Please transcribe the data that follows without the pictures, keeping every word the same.

── Available data

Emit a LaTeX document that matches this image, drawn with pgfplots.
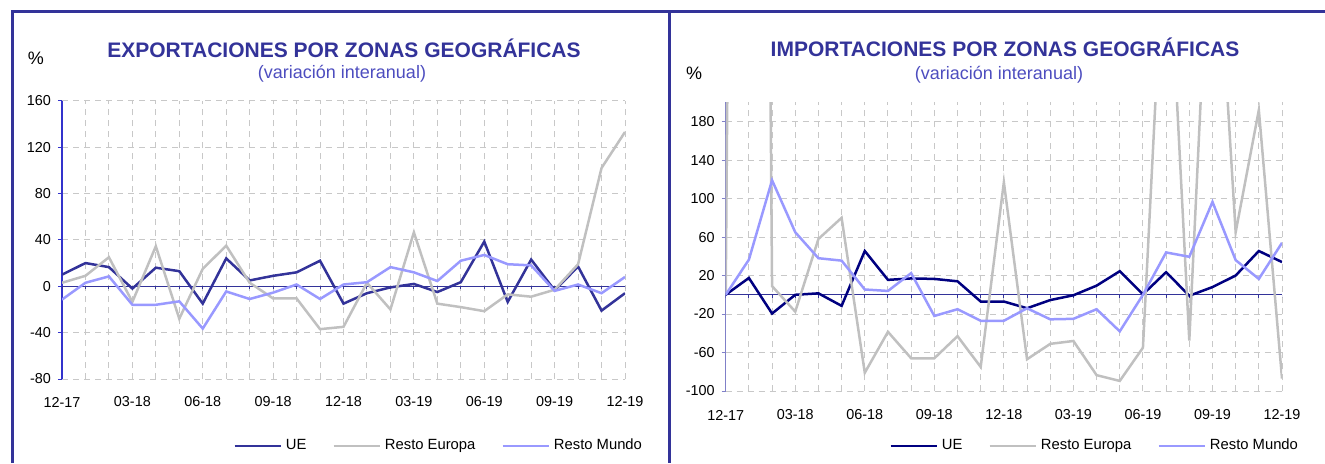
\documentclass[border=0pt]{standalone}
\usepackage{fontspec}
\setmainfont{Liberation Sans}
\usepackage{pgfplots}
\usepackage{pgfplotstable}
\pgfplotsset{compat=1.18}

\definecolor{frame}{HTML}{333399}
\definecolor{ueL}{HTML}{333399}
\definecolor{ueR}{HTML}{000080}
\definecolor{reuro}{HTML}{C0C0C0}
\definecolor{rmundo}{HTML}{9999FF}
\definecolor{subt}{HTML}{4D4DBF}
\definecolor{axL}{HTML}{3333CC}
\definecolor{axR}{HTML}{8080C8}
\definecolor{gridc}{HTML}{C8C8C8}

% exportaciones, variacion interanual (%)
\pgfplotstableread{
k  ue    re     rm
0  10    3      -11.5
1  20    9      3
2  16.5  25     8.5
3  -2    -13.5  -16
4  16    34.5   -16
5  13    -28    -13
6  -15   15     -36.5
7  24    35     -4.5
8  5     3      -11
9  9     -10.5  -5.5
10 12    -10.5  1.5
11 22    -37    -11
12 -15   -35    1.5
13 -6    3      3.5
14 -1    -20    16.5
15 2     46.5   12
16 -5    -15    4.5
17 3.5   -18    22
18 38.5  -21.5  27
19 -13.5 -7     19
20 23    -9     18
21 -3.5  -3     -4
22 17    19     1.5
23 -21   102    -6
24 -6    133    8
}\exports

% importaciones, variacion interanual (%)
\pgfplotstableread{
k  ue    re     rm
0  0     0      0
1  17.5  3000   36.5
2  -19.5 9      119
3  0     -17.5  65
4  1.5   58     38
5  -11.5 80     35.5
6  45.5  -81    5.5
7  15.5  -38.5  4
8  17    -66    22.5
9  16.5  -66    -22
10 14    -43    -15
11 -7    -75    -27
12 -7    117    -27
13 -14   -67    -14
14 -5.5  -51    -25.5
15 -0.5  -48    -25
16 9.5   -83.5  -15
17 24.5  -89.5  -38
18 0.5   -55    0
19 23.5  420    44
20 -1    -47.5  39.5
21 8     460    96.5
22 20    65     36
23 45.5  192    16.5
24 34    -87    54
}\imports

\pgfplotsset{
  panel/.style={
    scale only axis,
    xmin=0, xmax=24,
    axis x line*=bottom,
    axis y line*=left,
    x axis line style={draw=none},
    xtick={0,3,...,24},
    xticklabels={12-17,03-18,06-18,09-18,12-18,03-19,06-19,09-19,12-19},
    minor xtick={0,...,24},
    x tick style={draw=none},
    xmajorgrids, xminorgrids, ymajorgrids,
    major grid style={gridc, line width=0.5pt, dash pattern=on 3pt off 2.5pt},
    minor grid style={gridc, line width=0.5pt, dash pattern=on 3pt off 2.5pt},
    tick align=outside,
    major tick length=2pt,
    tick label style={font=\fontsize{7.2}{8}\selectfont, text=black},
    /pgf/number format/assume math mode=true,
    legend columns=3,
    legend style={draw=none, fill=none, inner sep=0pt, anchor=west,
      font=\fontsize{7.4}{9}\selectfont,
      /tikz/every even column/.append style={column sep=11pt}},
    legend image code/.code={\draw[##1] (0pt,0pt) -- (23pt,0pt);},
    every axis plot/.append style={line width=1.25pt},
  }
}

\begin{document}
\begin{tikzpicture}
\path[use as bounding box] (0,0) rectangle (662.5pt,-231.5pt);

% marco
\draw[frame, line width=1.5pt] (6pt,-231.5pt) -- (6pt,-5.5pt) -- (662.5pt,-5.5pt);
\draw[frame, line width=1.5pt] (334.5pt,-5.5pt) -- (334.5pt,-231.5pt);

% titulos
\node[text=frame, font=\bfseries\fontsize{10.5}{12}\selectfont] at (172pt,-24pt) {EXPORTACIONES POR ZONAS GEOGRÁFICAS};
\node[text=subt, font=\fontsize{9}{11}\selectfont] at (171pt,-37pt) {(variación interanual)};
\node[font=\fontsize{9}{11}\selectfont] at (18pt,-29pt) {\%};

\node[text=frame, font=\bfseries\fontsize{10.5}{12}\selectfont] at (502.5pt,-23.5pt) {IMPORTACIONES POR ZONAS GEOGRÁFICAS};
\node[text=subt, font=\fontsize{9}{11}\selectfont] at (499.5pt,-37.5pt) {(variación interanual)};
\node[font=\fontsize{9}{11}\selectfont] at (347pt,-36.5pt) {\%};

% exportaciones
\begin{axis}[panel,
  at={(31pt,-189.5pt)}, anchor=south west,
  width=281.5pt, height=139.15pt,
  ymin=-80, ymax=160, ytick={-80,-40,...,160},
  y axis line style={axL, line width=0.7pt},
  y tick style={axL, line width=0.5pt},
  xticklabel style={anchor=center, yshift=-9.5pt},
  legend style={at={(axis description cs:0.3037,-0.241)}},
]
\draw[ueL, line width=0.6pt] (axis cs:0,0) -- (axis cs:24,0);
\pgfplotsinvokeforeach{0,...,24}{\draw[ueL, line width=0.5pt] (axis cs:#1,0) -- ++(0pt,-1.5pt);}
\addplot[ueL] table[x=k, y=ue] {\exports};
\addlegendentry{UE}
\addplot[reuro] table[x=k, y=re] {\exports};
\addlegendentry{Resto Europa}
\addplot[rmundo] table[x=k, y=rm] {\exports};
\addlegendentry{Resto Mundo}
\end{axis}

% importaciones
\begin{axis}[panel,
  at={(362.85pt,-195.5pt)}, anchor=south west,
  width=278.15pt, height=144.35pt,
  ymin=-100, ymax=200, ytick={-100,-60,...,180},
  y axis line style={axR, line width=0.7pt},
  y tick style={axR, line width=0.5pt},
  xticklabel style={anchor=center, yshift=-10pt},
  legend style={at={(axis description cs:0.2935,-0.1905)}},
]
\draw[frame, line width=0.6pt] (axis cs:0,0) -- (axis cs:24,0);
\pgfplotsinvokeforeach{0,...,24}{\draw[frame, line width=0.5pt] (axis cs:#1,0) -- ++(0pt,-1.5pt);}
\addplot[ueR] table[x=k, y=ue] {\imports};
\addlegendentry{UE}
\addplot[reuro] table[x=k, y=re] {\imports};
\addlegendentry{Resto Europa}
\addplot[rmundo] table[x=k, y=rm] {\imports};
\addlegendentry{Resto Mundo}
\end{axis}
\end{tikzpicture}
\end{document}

────

**Output of the exercise:**
Emit a LaTeX document that matches this image, drawn with pgfplots.
\documentclass[border=0pt]{standalone}
\usepackage{fontspec}
\setmainfont{Liberation Sans}
\usepackage{pgfplots}
\usepackage{pgfplotstable}
\pgfplotsset{compat=1.18}

\definecolor{frame}{HTML}{333399}
\definecolor{ueL}{HTML}{333399}
\definecolor{ueR}{HTML}{000080}
\definecolor{reuro}{HTML}{C0C0C0}
\definecolor{rmundo}{HTML}{9999FF}
\definecolor{subt}{HTML}{4D4DBF}
\definecolor{axL}{HTML}{3333CC}
\definecolor{axR}{HTML}{8080C8}
\definecolor{gridc}{HTML}{C8C8C8}

% exportaciones, variacion interanual (%)
\pgfplotstableread{
k  ue    re     rm
0  10    3      -11.5
1  20    9      3
2  16.5  25     8.5
3  -2    -13.5  -16
4  16    34.5   -16
5  13    -28    -13
6  -15   15     -36.5
7  24    35     -4.5
8  5     3      -11
9  9     -10.5  -5.5
10 12    -10.5  1.5
11 22    -37    -11
12 -15   -35    1.5
13 -6    3      3.5
14 -1    -20    16.5
15 2     46.5   12
16 -5    -15    4.5
17 3.5   -18    22
18 38.5  -21.5  27
19 -13.5 -7     19
20 23    -9     18
21 -3.5  -3     -4
22 17    19     1.5
23 -21   102    -6
24 -6    133    8
}\exports

% importaciones, variacion interanual (%)
\pgfplotstableread{
k  ue    re     rm
0  0     0      0
1  17.5  3000   36.5
2  -19.5 9      119
3  0     -17.5  65
4  1.5   58     38
5  -11.5 80     35.5
6  45.5  -81    5.5
7  15.5  -38.5  4
8  17    -66    22.5
9  16.5  -66    -22
10 14    -43    -15
11 -7    -75    -27
12 -7    117    -27
13 -14   -67    -14
14 -5.5  -51    -25.5
15 -0.5  -48    -25
16 9.5   -83.5  -15
17 24.5  -89.5  -38
18 0.5   -55    0
19 23.5  420    44
20 -1    -47.5  39.5
21 8     460    96.5
22 20    65     36
23 45.5  192    16.5
24 34    -87    54
}\imports

\pgfplotsset{
  panel/.style={
    scale only axis,
    xmin=0, xmax=24,
    axis x line*=bottom,
    axis y line*=left,
    x axis line style={draw=none},
    xtick={0,3,...,24},
    xticklabels={12-17,03-18,06-18,09-18,12-18,03-19,06-19,09-19,12-19},
    minor xtick={0,...,24},
    x tick style={draw=none},
    xmajorgrids, xminorgrids, ymajorgrids,
    major grid style={gridc, line width=0.5pt, dash pattern=on 3pt off 2.5pt},
    minor grid style={gridc, line width=0.5pt, dash pattern=on 3pt off 2.5pt},
    tick align=outside,
    major tick length=2pt,
    tick label style={font=\fontsize{7.2}{8}\selectfont, text=black},
    /pgf/number format/assume math mode=true,
    legend columns=3,
    legend style={draw=none, fill=none, inner sep=0pt, anchor=west,
      font=\fontsize{7.4}{9}\selectfont,
      /tikz/every even column/.append style={column sep=11pt}},
    legend image code/.code={\draw[##1] (0pt,0pt) -- (23pt,0pt);},
    every axis plot/.append style={line width=1.25pt},
  }
}

\begin{document}
\begin{tikzpicture}
\path[use as bounding box] (0,0) rectangle (662.5pt,-231.5pt);

% marco
\draw[frame, line width=1.5pt] (6pt,-231.5pt) -- (6pt,-5.5pt) -- (662.5pt,-5.5pt);
\draw[frame, line width=1.5pt] (334.5pt,-5.5pt) -- (334.5pt,-231.5pt);

% titulos
\node[text=frame, font=\bfseries\fontsize{10.5}{12}\selectfont] at (172pt,-24pt) {EXPORTACIONES POR ZONAS GEOGRÁFICAS};
\node[text=subt, font=\fontsize{9}{11}\selectfont] at (171pt,-37pt) {(variación interanual)};
\node[font=\fontsize{9}{11}\selectfont] at (18pt,-29pt) {\%};

\node[text=frame, font=\bfseries\fontsize{10.5}{12}\selectfont] at (502.5pt,-23.5pt) {IMPORTACIONES POR ZONAS GEOGRÁFICAS};
\node[text=subt, font=\fontsize{9}{11}\selectfont] at (499.5pt,-37.5pt) {(variación interanual)};
\node[font=\fontsize{9}{11}\selectfont] at (347pt,-36.5pt) {\%};

% exportaciones
\begin{axis}[panel,
  at={(31pt,-189.5pt)}, anchor=south west,
  width=281.5pt, height=139.15pt,
  ymin=-80, ymax=160, ytick={-80,-40,...,160},
  y axis line style={axL, line width=0.7pt},
  y tick style={axL, line width=0.5pt},
  xticklabel style={anchor=center, yshift=-9.5pt},
  legend style={at={(axis description cs:0.3037,-0.241)}},
]
\draw[ueL, line width=0.6pt] (axis cs:0,0) -- (axis cs:24,0);
\pgfplotsinvokeforeach{0,...,24}{\draw[ueL, line width=0.5pt] (axis cs:#1,0) -- ++(0pt,-1.5pt);}
\addplot[ueL] table[x=k, y=ue] {\exports};
\addlegendentry{UE}
\addplot[reuro] table[x=k, y=re] {\exports};
\addlegendentry{Resto Europa}
\addplot[rmundo] table[x=k, y=rm] {\exports};
\addlegendentry{Resto Mundo}
\end{axis}

% importaciones
\begin{axis}[panel,
  at={(362.85pt,-195.5pt)}, anchor=south west,
  width=278.15pt, height=144.35pt,
  ymin=-100, ymax=200, ytick={-100,-60,...,180},
  y axis line style={axR, line width=0.7pt},
  y tick style={axR, line width=0.5pt},
  xticklabel style={anchor=center, yshift=-10pt},
  legend style={at={(axis description cs:0.2935,-0.1905)}},
]
\draw[frame, line width=0.6pt] (axis cs:0,0) -- (axis cs:24,0);
\pgfplotsinvokeforeach{0,...,24}{\draw[frame, line width=0.5pt] (axis cs:#1,0) -- ++(0pt,-1.5pt);}
\addplot[ueR] table[x=k, y=ue] {\imports};
\addlegendentry{UE}
\addplot[reuro] table[x=k, y=re] {\imports};
\addlegendentry{Resto Europa}
\addplot[rmundo] table[x=k, y=rm] {\imports};
\addlegendentry{Resto Mundo}
\end{axis}
\end{tikzpicture}
\end{document}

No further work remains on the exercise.